Here, the goal is to design and implement a scalable image similarity service. When a user uploads a new image, we should come back with n number of similar images already in the image repository.
The most important goal is to reduce the image search space since this has to scale. The idea was to cluster the images so that when a new image is uploaded, the search would be limited to the cluster that image would belong to. For clustering the images, we could use ML. But a naive way would be to come up with a hash for each image which would match to images with similar characteristics.

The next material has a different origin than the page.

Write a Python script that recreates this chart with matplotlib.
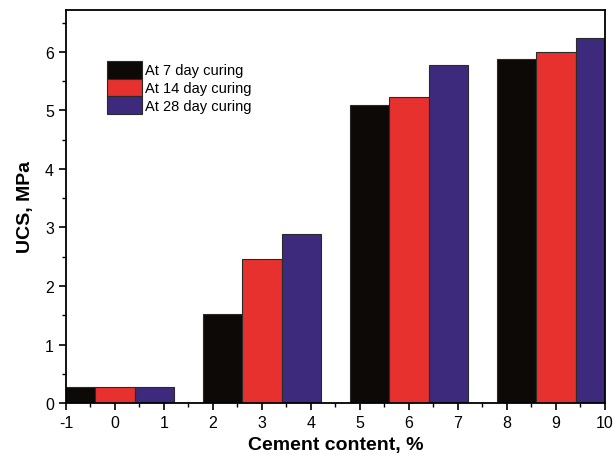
import numpy as np
import matplotlib.pyplot as plt
from matplotlib.ticker import MultipleLocator

plt.rcParams['font.family'] = ['Liberation Sans', 'DejaVu Sans']
plt.rcParams['axes.unicode_minus'] = False

# Data
cement = np.array([0, 3, 6, 9])
ucs_7 = [0.28, 1.53, 5.10, 5.87]
ucs_14 = [0.28, 2.47, 5.23, 5.99]
ucs_28 = [0.28, 2.89, 5.78, 6.23]
labels = ['At 7 day curing', 'At 14 day curing', 'At 28 day curing']
colors = ['#0d0907', '#e6312e', '#3e2a7c']

fig = plt.figure(figsize=(6.16, 4.64), dpi=100)
ax = fig.add_axes([0.107, 0.129, 0.875, 0.848])

w = 0.8
for vals, off, lab, col in zip([ucs_7, ucs_14, ucs_28], [-w, 0, w], labels, colors):
    ax.bar(cement + off, vals, width=w, color=col, edgecolor='#2a2a2a',
           linewidth=0.8, label=lab)

ax.set_xlim(-1, 10)
ax.set_ylim(0, 6.72)
ax.xaxis.set_major_locator(MultipleLocator(1))
ax.xaxis.set_minor_locator(MultipleLocator(0.5))
ax.yaxis.set_major_locator(MultipleLocator(1))
ax.yaxis.set_minor_locator(MultipleLocator(0.5))
ax.tick_params(which='major', direction='out', length=5, width=1.2, labelsize=11.5)
ax.tick_params(which='minor', direction='out', length=3, width=1.0)
for s in ax.spines.values():
    s.set_linewidth(1.3)

ax.set_xlabel('Cement content, %', fontsize=14, fontweight='bold', labelpad=4)
ax.set_ylabel('UCS, MPa', fontsize=14, fontweight='bold', labelpad=8)

ax.legend(loc='upper left', bbox_to_anchor=(0.066, 0.885), frameon=False,
          fontsize=10.5, handlelength=2.4, handleheight=1.5,
          labelspacing=0.0, handletextpad=0.2, borderaxespad=0)

fig.savefig('out.png', dpi=100)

Along these lines, I decided to use a 1D histogram with 16 bins (which I call a low resolution histogram compared to a 128 or 256 bins one). The assumption here would be that all the similar images for this would share the same histogram with 16 bins. Once a new image is uploaded an indexed search would look for images with the same 16 bin histogram. If there are more than 3 (number of similar images needed found) then we would compare the histograms either at a higher resolution or even do a linear search.
Architecture Diagram
There are three main layers in the implementation.
UI Layer : will handle and maintain all UI interactions.
Business Layer : will create business level methods, composing from the available methods in the generic API layer, and will expose directly to the UI layer. This will act as the glue between the requirements from UI/business and backend generic services
Generic API Layer: will maintain all the generic services that will expose the basic functions. Business requirements are implemented by composing methods from these layers. These services are stateless can scala independently.
Scalatra: Wanted to have a UI framework that has basic structure to get things going faster. Scalatra by far is the best choice for these prototypes for Scala. But for production use, we should think about Spray or Play frameworks since they can scale better with Akka actors.
JavaCV: OpenCV seems to be the de-facto free and open source computer vision library. Since we wrote this prototype using Scala, JavaCV was the only safe choice to interact with OpenCV
Microservices: Image storage and image similarity logic is implemented within independent, stateless micro-services. Since these can be easily scalable to support million of requests, microservices are ideal for these kind of work.
REST API and JSON payloads: REST, running over HTTP, is one of most scalable and mostly supported frameworks for microservices. Even though there are choices that includes Thrift or even Web services, those can be troublesome when we have a full stack with UI and backend components. Also, JSON was one of the clear choices to be used to make things platform independent and inter-operable.
Postgres: since the clustering is based on the similarity of low resolution histogram values, we simply need an image table inside a relational database with indices on image uuid and low resolution histogram. Postgres is easy to install and interact with. Later, this can be ported to a key value storage for performance and scalability, if needed.
Pre-requisites
- Java 1.7 or later
- Scala 2.10.4 or later
- SBT 0.13.5
Java, Scala and SBT can be installed on an ubuntu based system using scripts/install_deps.sh
.
Once everything is installed, configure src/main/resources/application.conf
to point to your database. Database scripts are included in src/main/resources/db.sql
.
To run the application first create a standalone jar with sbt clean compile assembly
. This will create a standalone jar with all the dependencies in target/scala-2.10/imageservice.jar
.
You can start the server with this jar with scala -classpath target/scala-2.10/imageservice.jar com.chinthaka.imagesimilarity.server.JettyServer <hostname>
. If
you are running this locally, then the hostname would be localhost
.
- the image similarity algorithm currently is based on similarity of histograms. But this can be further improved by using object detection in these images. The next attempt would be to rely on it.
- currently, didn't find a way to re-load a 256 bin histogram into a Mat object in javaCV so that the image comparison can be done. For now, I am re-downloading each image to image similarity service, re-create image histogram and compare with the base image. I understand this is inefficient but this was the fastest way to get this implemented assuming this can be improved later when I read more on JavaCV
- the UI layer is currently inside the Image Similarity business service. This should and can be easily separated with Scalatra template support.
- if the histogram approach is not helping as expected, we could try to use object finders or even go for a clustering approach to make this better. When we have enough images we should be able to train a model and use it.